Dans l'idéal, ces questions feraient l'objet d'un accord entre les parties à l'issue d'une négociation claire et transparente. Je suis certaine que les collectivités guadeloupéennes peuvent y parvenir. Toutefois, vous avez raison, il faut envisager une issue en cas d'échec.
La solution que vous proposez serait terrible pour les élus locaux et la décentralisation, puisque vous prévoyez de confier tout pouvoir au préfet pour prendre les décisions. En outre, si l'on entend faire jouer ce rôle à l'État, il me semble délicat de le décider en l'absence du Gouvernement. C'est pourquoi je demande le retrait des amendements dans l'attente de l'examen en séance publique. Peut-être pourrons-nous, avec le concours du ministre, trouver une solution plus douce pour tout le monde.

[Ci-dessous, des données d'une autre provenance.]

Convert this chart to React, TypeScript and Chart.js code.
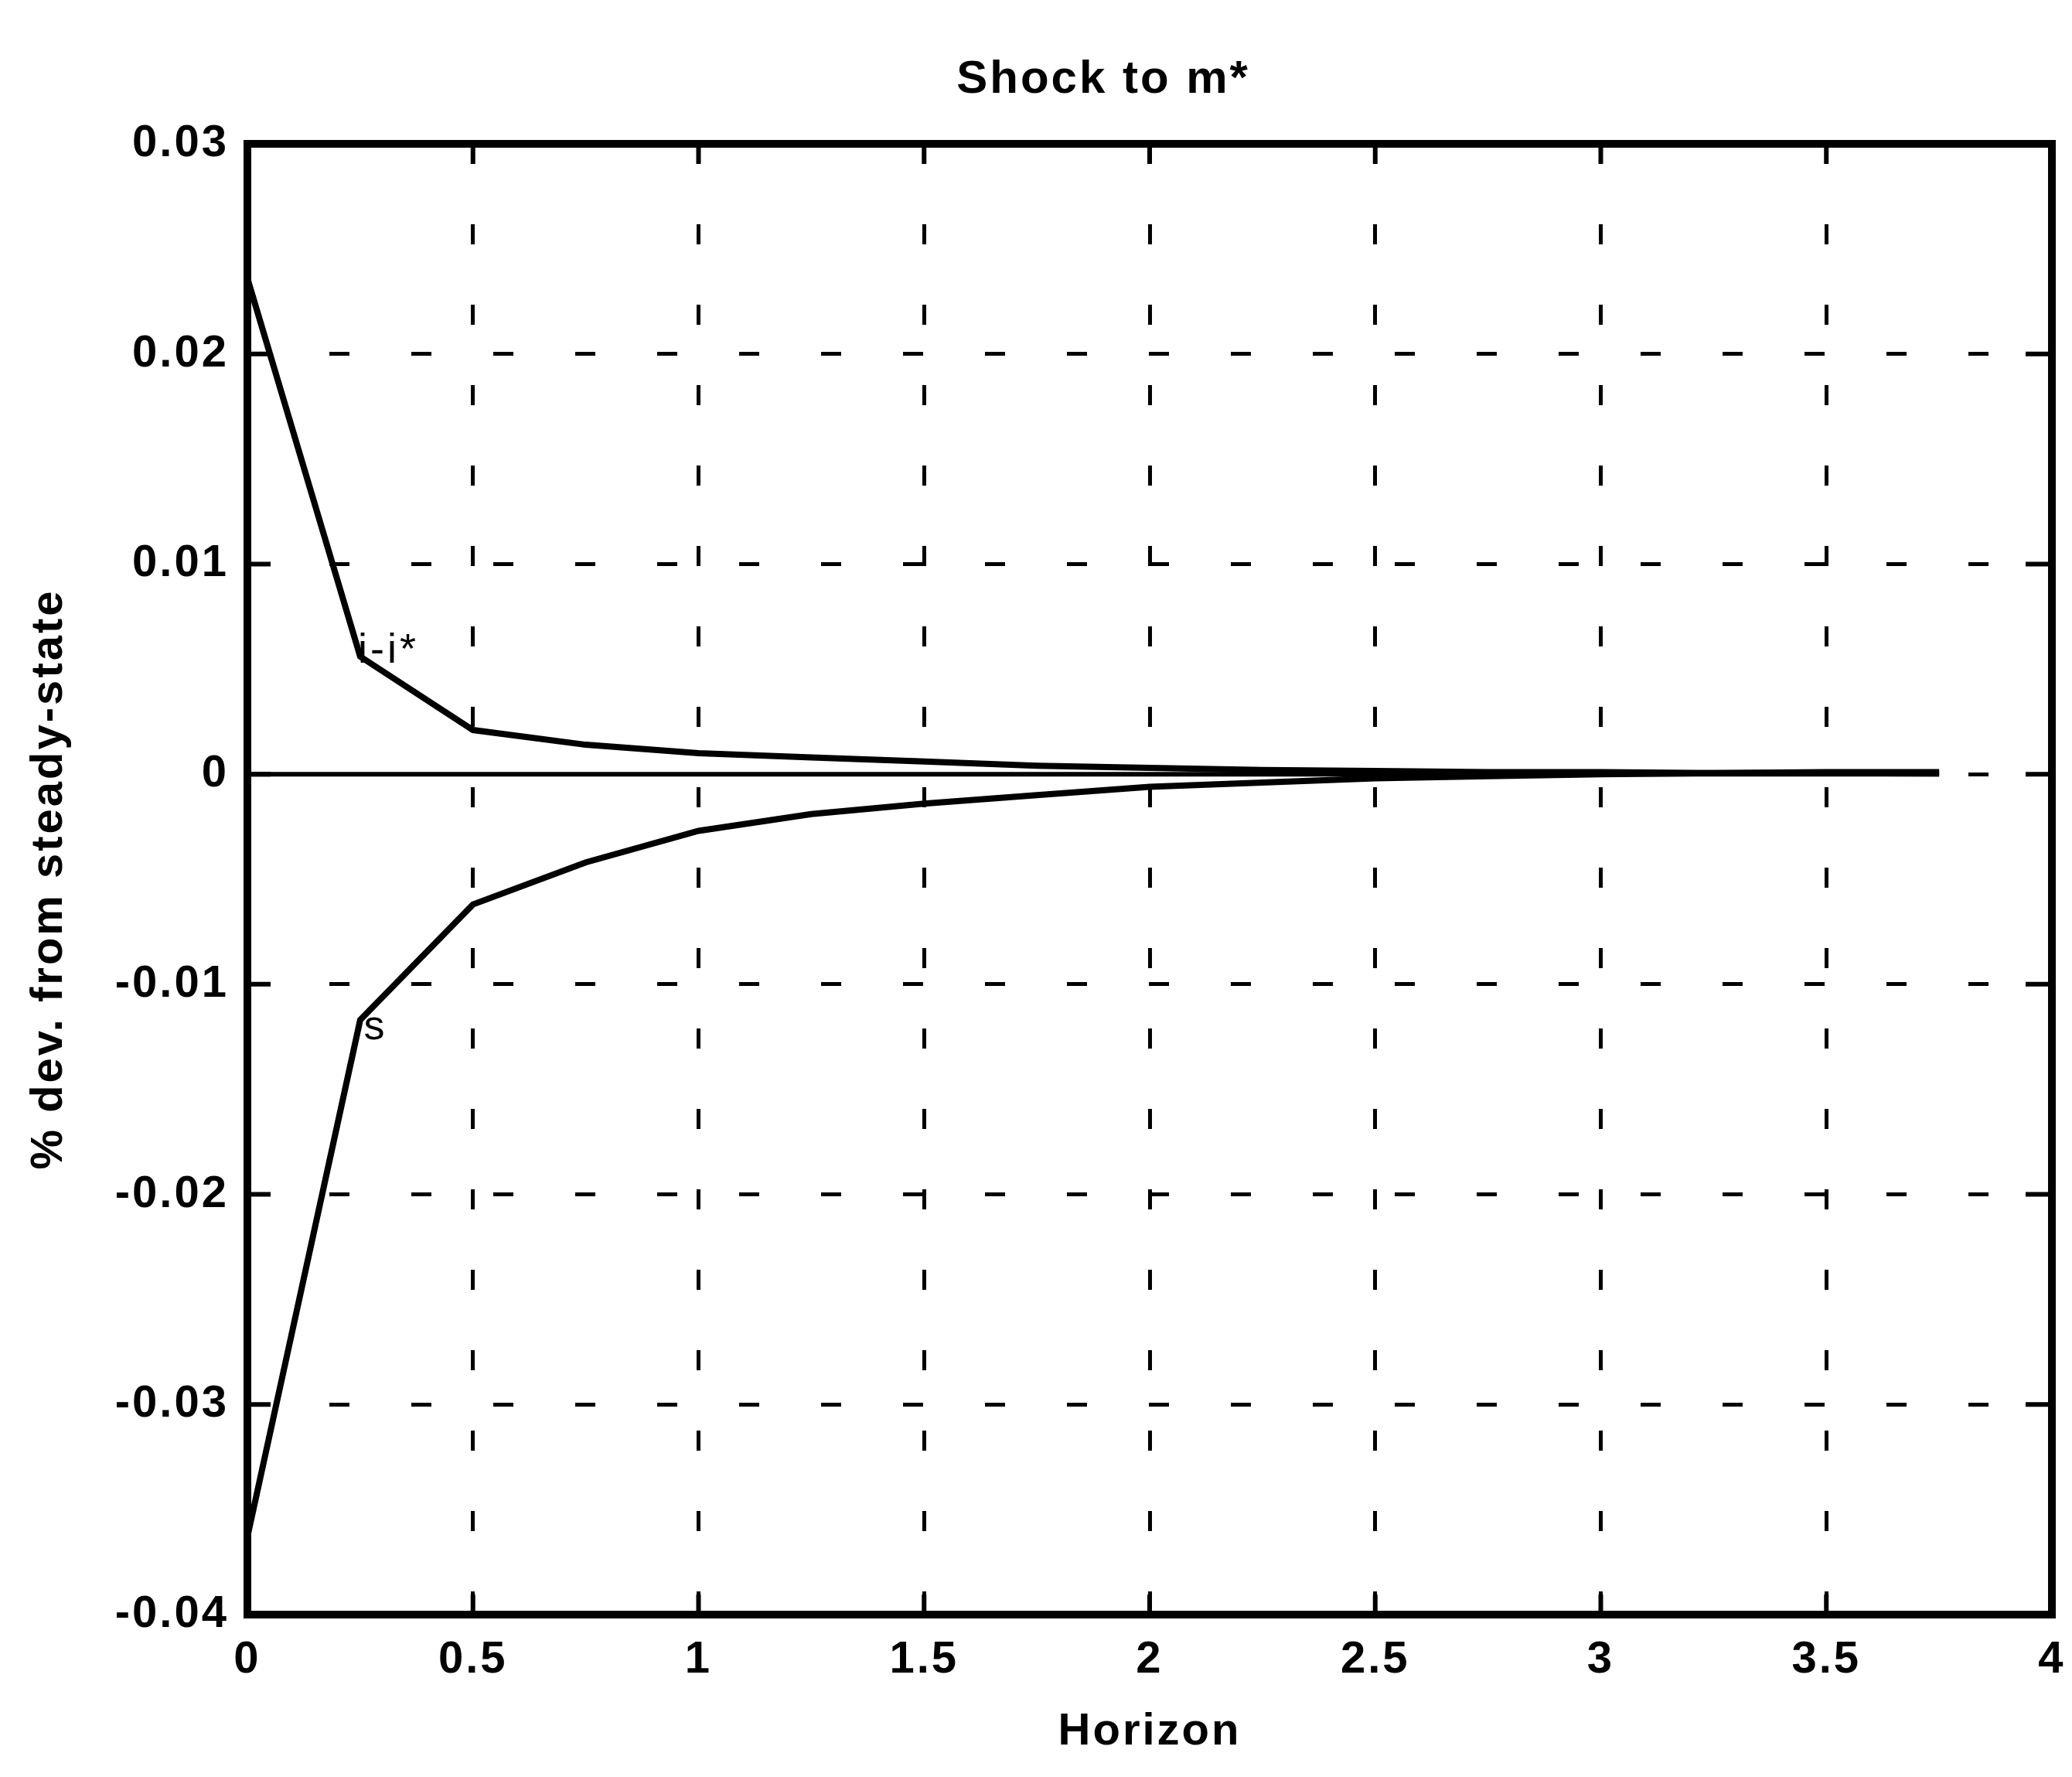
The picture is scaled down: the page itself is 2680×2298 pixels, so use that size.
import React, { useEffect, useRef } from 'react';
import { Chart, registerables } from 'chart.js';

Chart.register(...registerables);

// ---- data ----
const horizon = [0, 0.25, 0.5, 0.75, 1, 1.25, 1.5, 1.75, 2, 2.25, 2.5, 2.75, 3, 3.25, 3.5, 3.75];
const interestDiff = [0.0236, 0.0056, 0.0021, 0.0014, 0.001, 0.0008, 0.0006, 0.0004, 0.0003, 0.0002, 0.00015, 0.0001, 0.0001, 0.00005, 0.00005, 0.00003];
const exchangeRate = [-0.0363, -0.0117, -0.0062, -0.0042, -0.0027, -0.0019, -0.0014, -0.001, -0.0006, -0.0004, -0.0002, -0.0001, 0, 0.00005, 0.0001, 0.0001];
const steadyState = [0, 0, 0, 0, 0, 0, 0, 0, 0, 0, 0, 0, 0, 0, 0, 0];

const xTickValues = [0, 0.5, 1, 1.5, 2, 2.5, 3, 3.5, 4];
const xTickLabels = ['0', '0.5', '1', '1.5', '2', '2.5', '3', '3.5', '4'];
const yTickValues = [-0.04, -0.03, -0.02, -0.01, 0, 0.01, 0.02, 0.03];
const yTickLabels = ['-0.04', '-0.03', '-0.02', '-0.01', '0', '0.01', '0.02', '0.03'];

const titleText = 'Shock to m*';
const xTitle = 'Horizon';
const yTitle = '% dev. from steady-state';
const seriesLabels = ['i-i*', 's'];
const seriesLabelPos = [
  [0.245, 0.0053],
  [0.258, -0.0126],
];

const FONT = '"Liberation Sans", Arial, sans-serif';

const framePlugin = {
  id: 'frameAndText',
  beforeDraw(chart: any) {
    chart.ctx.letterSpacing = '3px';
  },
  afterDraw(chart: any) {
    const { ctx, chartArea, scales } = chart;
    const { left, right, top, bottom } = chartArea;
    const x = scales.x;
    const y = scales.y;
    ctx.save();
    ctx.strokeStyle = '#000';
    ctx.setLineDash([]);
    ctx.lineWidth = 10;
    ctx.strokeRect(left, top, right - left, bottom - top);
    ctx.lineWidth = 6;
    ctx.beginPath();
    for (const v of xTickValues) {
      const px = x.getPixelForValue(v);
      ctx.moveTo(px, bottom);
      ctx.lineTo(px, bottom - 26);
      ctx.moveTo(px, top);
      ctx.lineTo(px, top + 26);
    }
    for (const v of yTickValues) {
      const py = y.getPixelForValue(v);
      ctx.moveTo(left, py);
      ctx.lineTo(left + 30, py);
      ctx.moveTo(right, py);
      ctx.lineTo(right - 34, py);
    }
    ctx.stroke();

    ctx.fillStyle = '#000';
    ctx.letterSpacing = '3px';
    ctx.font = `bold 60px ${FONT}`;
    ctx.textAlign = 'center';
    ctx.textBaseline = 'alphabetic';
    ctx.fillText(titleText, chart.width * 0.5325, 120);

    ctx.font = `54px ${FONT}`;
    ctx.letterSpacing = '4px';
    ctx.textAlign = 'left';
    seriesLabels.forEach((t, i) => {
      const [vx, vy] = seriesLabelPos[i];
      ctx.fillText(t, x.getPixelForValue(vx), y.getPixelForValue(vy));
    });
    ctx.restore();
  },
};

export default function App() {
  const canvasRef = useRef<HTMLCanvasElement | null>(null);

  useEffect(() => {
    document.body.style.margin = '0';
    const canvas = canvasRef.current;
    if (!canvas) return;
    const toPoints = (arr: number[]) => horizon.map((h, i) => ({ x: h, y: arr[i] }));
    const chart = new Chart(canvas, {
      type: 'line',
      data: {
        datasets: [
          {
            label: 'steady state',
            data: toPoints(steadyState),
            borderColor: '#000',
            borderWidth: 6,
            pointRadius: 0,
            tension: 0,
          },
          {
            label: seriesLabels[0],
            data: toPoints(interestDiff),
            borderColor: '#000',
            borderWidth: 8,
            pointRadius: 0,
            tension: 0,
          },
          {
            label: seriesLabels[1],
            data: toPoints(exchangeRate),
            borderColor: '#000',
            borderWidth: 8,
            pointRadius: 0,
            tension: 0,
          },
        ],
      },
      options: {
        animation: false,
        responsive: false,
        maintainAspectRatio: false,
        layout: { padding: { left: 0, right: 26, top: 186, bottom: 0 } },
        plugins: {
          legend: { display: false },
          title: { display: false },
          tooltip: { enabled: false },
        },
        scales: {
          x: {
            type: 'linear',
            min: 0,
            max: 4,
            afterBuildTicks: (s: any) => {
              s.ticks = xTickValues.map((v) => ({ value: v }));
            },
            afterFit: (s: any) => {
              s.height = 210;
              s.paddingRight = 10;
              s.paddingLeft = 10;
            },
            ticks: {
              callback: (_v: any, i: number) => xTickLabels[i],
              color: '#000',
              font: { family: FONT, size: 58, weight: 'bold' },
              padding: 24,
              maxRotation: 0,
              autoSkip: false,
            },
            grid: {
              color: '#000',
              lineWidth: 5,
              drawTicks: false,
            },
            border: { display: false, dash: [26, 78] },
            title: {
              display: true,
              text: xTitle,
              color: '#000',
              font: { family: FONT, size: 58, weight: 'bold' },
              padding: { top: 0, bottom: 23 },
            },
          },
          y: {
            type: 'linear',
            min: -0.04,
            max: 0.03,
            afterBuildTicks: (s: any) => {
              s.ticks = yTickValues.map((v) => ({ value: v }));
            },
            afterFit: (s: any) => {
              s.width = 320;
            },
            ticks: {
              callback: (_v: any, i: number) => yTickLabels[i],
              color: '#000',
              font: { family: FONT, size: 58, weight: 'bold' },
              padding: 24,
              autoSkip: false,
            },
            grid: {
              color: '#000',
              lineWidth: 5,
              drawTicks: false,
            },
            border: { display: false, dash: [26, 80] },
            title: {
              display: true,
              text: yTitle,
              color: '#000',
              font: { family: FONT, size: 58, weight: 'bold' },
              padding: { top: 29, bottom: 0 },
            },
          },
        },
      },
      plugins: [framePlugin],
    } as any);
    return () => chart.destroy();
  }, []);

  return (
    <div style={{ width: 2680, height: 2298, background: '#fff' }}>
      <canvas ref={canvasRef} width={2680} height={2298} style={{ display: 'block', width: 2680, height: 2298 }} />
    </div>
  );
}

Les trois amendements sont retirés.
La Commission examine, en discussion commune, l'amendement CL7 de M. Max Mathiasin et les amendements CL20 et CL16 de M. Olivier Serva.
L'amendement CL20, qui s'inscrit dans la continuité du CL21, porte sur l'abandon des dettes sociales et fiscales.
L'amendement CL16 traite des dettes fournisseurs. D'un côté, il y a le SIAEAG, dont les dettes sont actuellement inférieures aux créances. De l'autre côté, il y a les EPCI qui, pour de multiples raisons, dont la masse salariale et le manque de ressources fiscales, sont en difficulté financière. Or, on décide de dissoudre le SIAEAG et de transmettre aux EPCI, pendant une période transitoire, les salariés, les dettes et les créances – qui sont difficiles à recouvrer. On nous dit qu'il ne faut pas s'inquiéter parce qu'en septembre, il y aura le syndicat mixte ouvert – mais celui-ci ne pourra pas bien fonctionner si on laisse les choses en l'état, parce qu'il sera plombé par les dettes et la masse salariale !
C'est pourquoi, afin de cantonner les dettes, je propose de créer, sur le modèle de ce qui a été fait pour la SNCF, une structure de défaisance. Cela permettrait de libérer la nouvelle structure de tout le passif et d'avoir un bon service public de l'eau.
Comme pour les amendements précédents, je souhaiterais que cette discussion soit renvoyée à l'examen du texte en séance publique pour que nous puissions avoir l'avis du Gouvernement.
Rendez-vous est donc pris pour une discussion sincère et détaillée avec le Gouvernement en séance publique !
Les amendements sont retirés.
Article 3 : Gage financier
Suivant l'avis favorable de la rapporteure, la Commission adopte l'amendement CL13 du Gouvernement et l'article 3 est supprimé.
Puis elle adopte l'ensemble de la proposition de loi modifiée.
Je vous remercie, mes chers collègues. Nous nous retrouvons le jeudi 28 janvier pour l'examen du texte en séance publique.
La réunion se termine à 11 heures 30.
Informations relatives à la Commission
La Commission a désigné :
- M. Stéphane Mazars, rapporteur sur le projet de loi organique, adopté par le Sénat, relatif à la simplification des expérimentations mises en œuvre sur le fondement du quatrième alinéa de l'article 72 de la Constitution (n° 3523) ;
- M. Rémy Rebeyrotte, rapporteur sur le projet de loi portant report du renouvellement général des conseils départementaux, des conseils régionaux et des assemblées de Corse, de Guyane et de Martinique (n° Sénat 254 , sous réserve de sa transmission ) ;
- M. Guillaume Vuilletet, rapporteur sur la recevabilité de la proposition de résolution tendant à la création d'une commission d'enquête sur la lutte contre l'orpaillage illégal en Guyane (n° 2165).
Membres présents ou excusés
En raison de la crise sanitaire, les relevés de présence sont suspendus.